Many gifted children recognize that some classes, programs, and years in school are more engaging and challenging than others. They benefit from an understanding that this ebb and flow will continue throughout their time in school. Until public education is able to consistently support the needs of gifted children and adolescents, parents can help their children develop the skills, creativity and patience to learn as much as possible in an imperfect situation. 

Wednesday, September 11, 2013

When children realize they are gifted

Maybe it happens when they realize that they can multiply and their classmates cannot even add. Maybe it’s when they figure out there’s no Santa or Tooth Fairy, long before their friends know. Maybe it’s when the same old games their friends are playing just seem silly and boring.

At some point, gifted children recognize that they are different from their peers. No one has to tell them. They realize it on their own. Often there is a defining moment when it first registers that they “get it” in ways others will never grasp. Frequently this realization is accompanied by pride and excitement, but sometimes by confusion or even guilt. “Hey, I thought my friends were just like me. Why don’t they see things the same way? What does it mean if I figure things out so quickly? Will it mean I’ll always be different?

Young children don’t understand what “gifted” means. But they do notice the fuss parents and teachers make about their abilities. When too much praise is offered, they may become confused. “I don’t get any reward for cleaning up my toys, but they make a big deal about something that comes so easily to me.” “Why is it so important that I can solve math problems the other kids can’t do? Does this make me better than them?”

Due to a lack of maturity, young children also may become bossy and impatient with peers who fail to perform at their ability level.

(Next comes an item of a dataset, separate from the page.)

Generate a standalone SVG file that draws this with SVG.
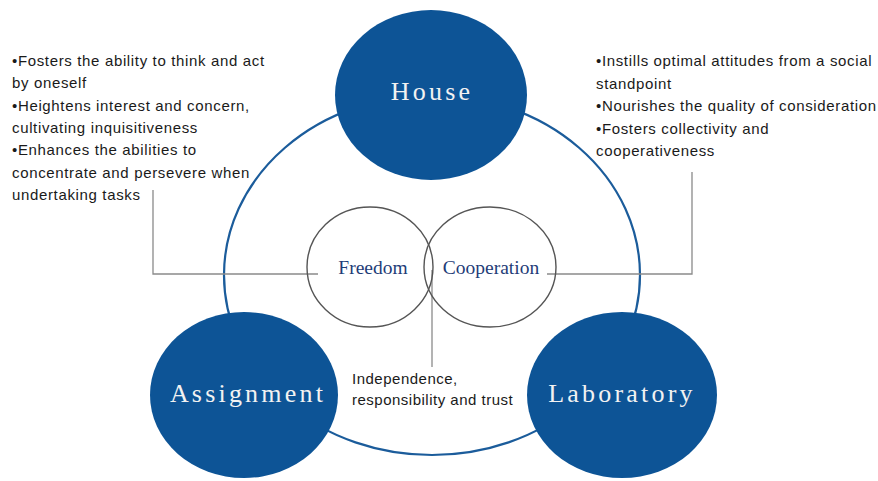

Gifted children can start to believe that their intelligence is critical to their self-concept, and that performing poorly will disappoint those who love them. They may believe that their abilities are all that matter about them.

Most gifted children will not articulate their “aha” moment. Gifted adults sometimes recall their first awareness of being gifted. But young children have neither the words, nor the maturity to fully put it in perspective. Parents should be alert to signs that their child is comparing his or her abilities to those of others. Comments or questions regarding differences in skills, devaluing peers for being too “slow,” expressions of impatience and boredom, excessive boasting about accomplishments, and complaints about feeling misunderstood because of precocious interests all warrant discussion.

Parents need to help their gifted children understand what it means to be gifted, and that their abilities make them no more “special” than their friends. Rather than a confusing, ambivalent experience, a child's awareness of being gifted should be a positive awakening, and a threshold to endless possibilities. Parents are in an ideal position to provide the framework and guidance to help their child understand it. 

What were the defining moments when you realized you were gifted?